In 1989 I was moving back to where I live now because I had been gone several years and was paying rent in California and paying a house note on my home which was just sitting there locked 4 miles from where I live now. U-Haul bought all the engines that Ford had decided not to release commercial due to extremely poor fuel mileage, I want to say it was a 348 and an entirely new design not based on any V-8 in their past line. So I first rented a small box truck which was a Ranger with a standard transmission. I spent the better part of a day to get all my tool boxes and personal stuff loaded and went in to nap before leaving after rush hour at my Mothers house in San Diego. I almost got out of the San Diego city limit near the Indian reservation on the east side of San Diego and the truck started slipping really bad and finally it became so bad I had to turn around and almost wasn't able to climb the last hill to the turn around overhead. I managed to get back to my Mothers house and next morning I drove onto Poway to get another truck and all they had was a 2 and a half ton truck. That was bad enough but it had one of those gas guzzling engines that Ford gave them for an offer they couldn't refuse. You could watch the fuel needle drop as you drove it. That particular truck also had a governor problem that when you were changing lanes and would let up on the accelerator to change lanes it would just go to no throttle, very dangerous. I wasn't able to even eat anything because I was watching my money very hard knowing I had a long way to drive. I never ate anything until I was in Beaumont Tx when I knew I could safely make it home even if I had to call someone to bring me some gas. When I rolled up in my driveway I had about 8 dollars left in my wallet. I had spent around 300 dollars for gas and that was when gas was still pretty reasonable. They didn't make it good after renting me a truck the first time that couldn't make the trip. That was the last time I rented from U-Haul. I feel pretty sure all those engines are long gone they had such a bad reputation no one wanted one or even a used one.

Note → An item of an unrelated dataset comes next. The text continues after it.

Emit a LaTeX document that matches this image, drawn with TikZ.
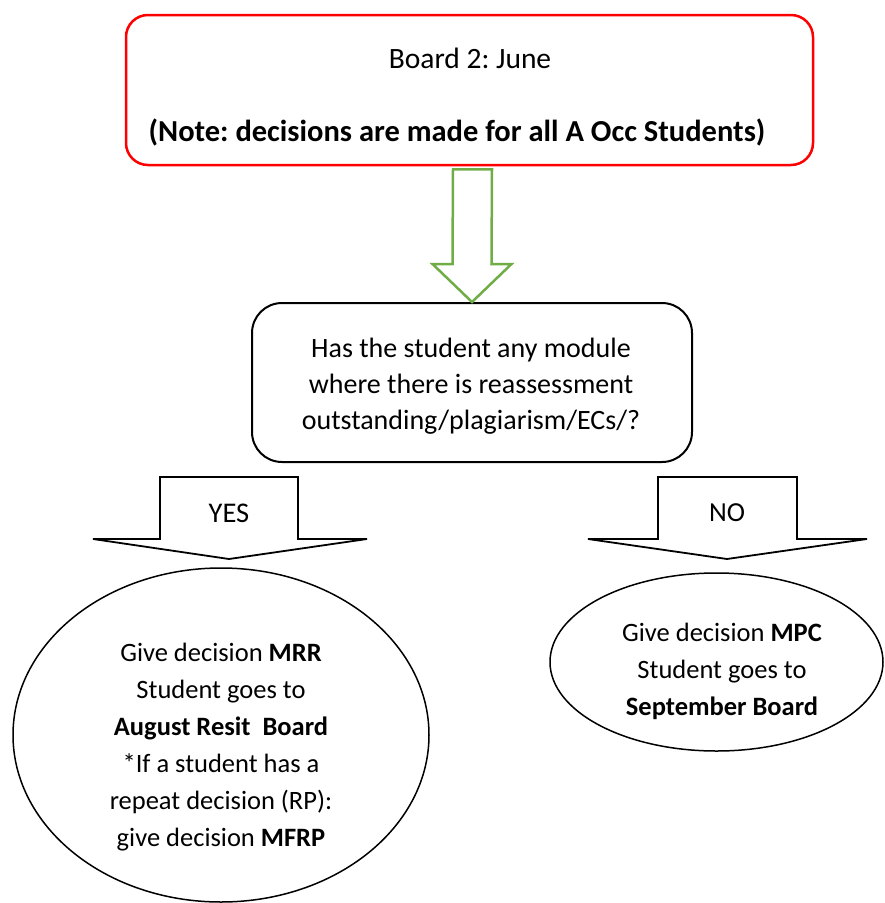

This is a 1995 engine, and it has been great. We've always had Ford trucks and vans but like Chevy or GM automobiles. I hear that gas mileage also has something to do with the way a vehicle rolls down the road.
Gazprom is taunting Europe with this video. The background song is a traditional bard song, Winter Will Be Long, by Yuri Vizbor.
Our gas price went up $1.19 this week alone. The average price here is $4.89, but is much higher in the bush.
They were tying to keep it lower until the election, but our Strategic Reserves are running out, in part due to Biden sending some of them to China of all places, and, I think to Europe as well.
My car runs on either regular or premium, and I've exclusively put premium in it since Day One because it yields an extra 25 HP. When the price went up so high, I started putting in regular. Now I'm consistently getting 3-4MPG more than I have been. I guess it's the way the car adjusts the timing to the octane.
This older 351Windsor will not run on regular it spits and skips so 20 years we've had it we have always had to use premium. But we get good milage, we can go to Georgia about 230m and still have a 1/4 tank left. Tank is 35 gal.
I think we discussed in some other thread about regular gas actually containing more energy that premium. Premium is needed in higher-compression engines.